2. Paulo Cafôfo decidiu dar um passo em frente e numa jogada calculada mas politicamente corajosa decidiu convocar eleições internas no partido para o fim deste mês. Foi a resposta menos esperada, mas a mais desafiadora, ao repto lançado, no DIÁRIO, pelo seu arqui-rival Carlos Pereira, que não lhe perdoa a desfaçatez de o ter excluído da lista de deputados à Assembleia da República. Experimentado, o parlamentar eleito por Lisboa não mordeu o isco e acusou Cafôfo de “jogo sujo” e de condicionar o resultado do escrutínio com um prazo demasiado curto, insuficiente para se organizar. Pereira foi apanhado desprevenido pelo avanço de Cafôfo mas demonstra, com a sua reacção, que não tem ‘tropas’ para disputar a liderança. Quem se adianta tem de ter uma equipa pronta. Não tem!

O actual líder socialista vai ser reeleito e sairá com legitimação reforçada, mas ficará refém do resultado que alcançar nas regionais antecipadas. Se não aumentar o score obtido em Maio passado a contestação interna voltará e o PS não terá paz.

3. Sejamos claros: os problemas do Serviço de Saúde da Região são as altas problemáticas que entopem o Serviço de Urgência e fazem adiar cirurgias programadas, a ruptura sistemática de medicamentos, muitos por falta de pagamento aos fornecedores e a iliteracia em saúde da população, que se desloca ao hospital por situações injustificadas, nada urgentes. Alguém que tem uma dor nas costas há seis meses ou está com a “cabeça estonteada” há dois não pode atrapalhar o normal funcionamento de um serviço que está concebido para tratar de casos agudos.

A literacia em saúde tem de ser, por isso, uma prioridade, como a prevenção rodoviária, ensinada desde o primeiro ano da escola.

Por mais cómodo que possa parecer os utentes não podem pensar que um serviço de urgência serve para tirar dúvidas, fazer exames complementares de diagnóstico e passar receitas a qualquer hora do dia ou da noite.

Outra grande dor de cabeça são as altas clínicas não resolvidas, com cada vez mais idosos a ocuparem os corredores do hospital, encostados a uma parede fria e em estado de semi-abandono, muitos cognitivamente afectados. O cenário repete-se e é familiar a todos os que se deslocam ao hospital.

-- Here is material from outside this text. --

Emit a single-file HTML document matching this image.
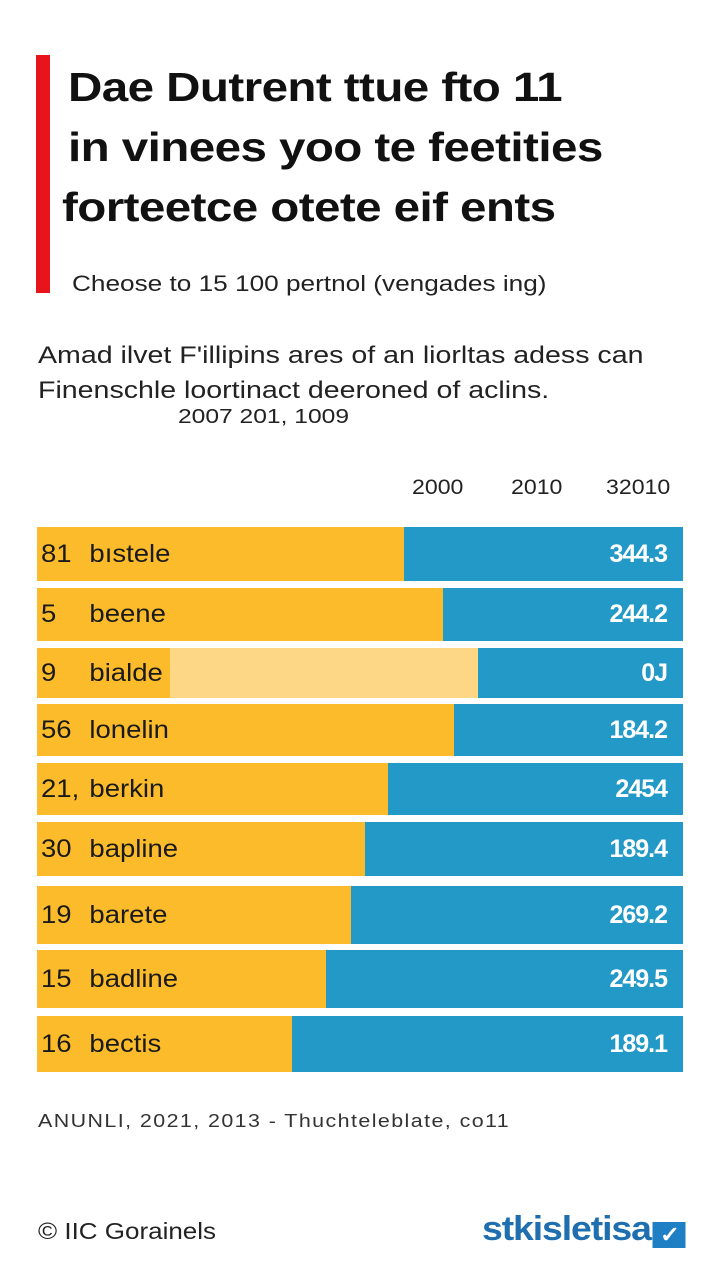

A resposta social falha há muitos anos. A justificação da falta de camas nos lares começa a não convencer. Tem de ser encontrado um caminho que garanta dignidade aos que precisam de cuidados permanentes e aos seus familiares. O apoio aos idosos fragilizados e carenciados de cuidados multidisciplinares tem de assentar numa rede pública eficaz, tal como acontece com as creches e com o ensino pré-escolar. Basta observarmos as estatísticas para concluirmos que este é um problema sem fim à vista. Não vale a pena ignorá-lo, nem pedir milagres às famílias, que não podem ou não têm condições, na grande maioria dos casos, para cuidar 24h por dia, 356 dias por ano de um idoso dependente, mesmo que haja ajuda domiciliária. A forma como a sociedade está alicerçada não permite que um trabalhador abdique da sua carreira para cuidar dos pais ou dos avós. É esta a realidade que tem de ser compreendida. Se não houver vontade política a questão das altas problemáticas vai intensificar-se, em prejuízo de todo o sistema de saúde.

Já sobre a falta de medicamentos, que o Governo Regional tem muita dificuldade em admitir publicamente, pergunte-se aos médicos que todos os dias dão o seu melhor na principal porta de entrada do hospital, se dispõem sempre dos fármacos mais adequados para aquela patologia. Tanto o governo como o secretário da Saúde sabem que não e que muitas vezes são muitos os que tão em falta. Perguntem igualmente aos utentes que fazem medicação específica dispensada exclusivamente pela farmácia hospitalar quantas vezes voltaram para trás sem o tratamento prescrito. Há já casos de espera superior a um mês. Usar o governo de gestão como desculpa é desonesto, porque os problemas reais e concretos são tão antigos como as justificações exacerbadas da tutela quando confrontada com a realidade dos factos.